**DATASET EXTRACT**:
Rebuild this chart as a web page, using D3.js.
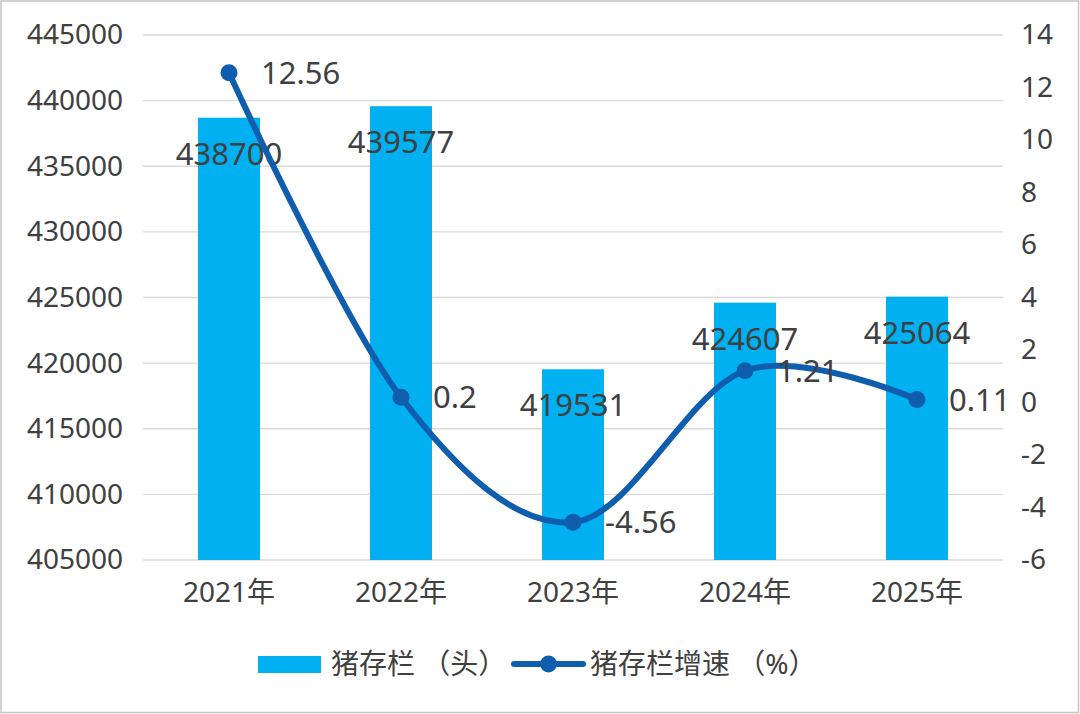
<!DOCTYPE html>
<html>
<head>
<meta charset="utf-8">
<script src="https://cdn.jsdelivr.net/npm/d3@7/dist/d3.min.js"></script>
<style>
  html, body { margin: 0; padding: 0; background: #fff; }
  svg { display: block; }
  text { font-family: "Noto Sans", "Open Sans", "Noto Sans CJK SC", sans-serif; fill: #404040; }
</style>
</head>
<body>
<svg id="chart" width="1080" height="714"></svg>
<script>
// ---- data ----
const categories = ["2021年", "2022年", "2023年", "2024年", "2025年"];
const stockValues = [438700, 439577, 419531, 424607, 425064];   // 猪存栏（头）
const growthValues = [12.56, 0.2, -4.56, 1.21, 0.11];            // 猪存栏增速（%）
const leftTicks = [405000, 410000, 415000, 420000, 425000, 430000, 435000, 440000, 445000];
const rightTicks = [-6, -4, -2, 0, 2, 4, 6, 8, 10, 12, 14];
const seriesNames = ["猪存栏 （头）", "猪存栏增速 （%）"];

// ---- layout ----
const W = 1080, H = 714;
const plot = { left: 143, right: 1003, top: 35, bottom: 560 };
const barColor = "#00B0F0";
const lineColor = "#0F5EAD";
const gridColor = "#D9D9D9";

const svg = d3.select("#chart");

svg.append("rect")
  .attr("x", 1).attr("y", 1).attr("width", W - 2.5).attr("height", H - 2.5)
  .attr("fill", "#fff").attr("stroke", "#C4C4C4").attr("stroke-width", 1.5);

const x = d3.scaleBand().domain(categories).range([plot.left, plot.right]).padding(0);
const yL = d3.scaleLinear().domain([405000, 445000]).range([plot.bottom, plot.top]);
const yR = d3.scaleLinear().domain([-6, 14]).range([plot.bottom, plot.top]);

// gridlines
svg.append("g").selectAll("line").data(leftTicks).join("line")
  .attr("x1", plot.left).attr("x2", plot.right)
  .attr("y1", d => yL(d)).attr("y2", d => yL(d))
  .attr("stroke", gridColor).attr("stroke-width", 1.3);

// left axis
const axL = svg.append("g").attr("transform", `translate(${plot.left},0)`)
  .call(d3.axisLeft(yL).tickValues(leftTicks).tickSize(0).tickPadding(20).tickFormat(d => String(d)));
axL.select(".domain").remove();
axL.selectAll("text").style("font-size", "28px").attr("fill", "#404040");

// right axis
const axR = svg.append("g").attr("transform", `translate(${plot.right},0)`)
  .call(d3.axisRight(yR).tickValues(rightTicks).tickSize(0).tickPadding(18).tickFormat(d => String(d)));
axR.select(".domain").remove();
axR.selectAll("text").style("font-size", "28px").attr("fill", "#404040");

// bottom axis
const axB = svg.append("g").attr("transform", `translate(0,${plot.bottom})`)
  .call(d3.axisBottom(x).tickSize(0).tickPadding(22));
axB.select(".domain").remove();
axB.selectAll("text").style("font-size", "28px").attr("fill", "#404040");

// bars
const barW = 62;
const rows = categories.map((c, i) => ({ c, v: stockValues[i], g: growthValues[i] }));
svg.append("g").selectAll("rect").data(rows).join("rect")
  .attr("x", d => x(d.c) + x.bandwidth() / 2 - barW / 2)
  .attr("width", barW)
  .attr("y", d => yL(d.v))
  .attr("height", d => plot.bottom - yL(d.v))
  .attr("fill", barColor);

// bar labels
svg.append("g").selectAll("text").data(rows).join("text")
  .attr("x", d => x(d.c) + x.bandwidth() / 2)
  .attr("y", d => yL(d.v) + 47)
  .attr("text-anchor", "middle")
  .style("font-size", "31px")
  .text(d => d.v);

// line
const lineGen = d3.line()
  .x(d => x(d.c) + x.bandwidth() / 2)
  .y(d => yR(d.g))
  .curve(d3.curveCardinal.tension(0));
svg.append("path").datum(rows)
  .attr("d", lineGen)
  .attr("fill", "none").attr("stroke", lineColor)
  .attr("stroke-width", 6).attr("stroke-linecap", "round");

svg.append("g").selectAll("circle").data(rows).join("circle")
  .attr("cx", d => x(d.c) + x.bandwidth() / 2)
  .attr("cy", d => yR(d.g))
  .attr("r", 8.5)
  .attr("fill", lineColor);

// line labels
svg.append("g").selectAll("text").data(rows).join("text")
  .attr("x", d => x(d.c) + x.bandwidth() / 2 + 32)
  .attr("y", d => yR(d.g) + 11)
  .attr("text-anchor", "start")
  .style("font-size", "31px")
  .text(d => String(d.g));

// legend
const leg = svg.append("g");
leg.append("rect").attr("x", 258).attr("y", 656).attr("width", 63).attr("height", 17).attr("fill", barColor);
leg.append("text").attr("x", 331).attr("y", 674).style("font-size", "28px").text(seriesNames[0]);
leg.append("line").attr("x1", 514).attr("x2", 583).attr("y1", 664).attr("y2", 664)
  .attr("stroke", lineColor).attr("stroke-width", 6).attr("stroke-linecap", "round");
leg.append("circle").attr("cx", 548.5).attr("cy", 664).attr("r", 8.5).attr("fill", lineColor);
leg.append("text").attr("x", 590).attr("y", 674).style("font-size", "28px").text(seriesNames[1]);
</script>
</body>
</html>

**PROBLEM STATEMENT**:
Reply with one number only: how many lines of the listing hold "chart"?

**WRITTEN ANSWER**:
3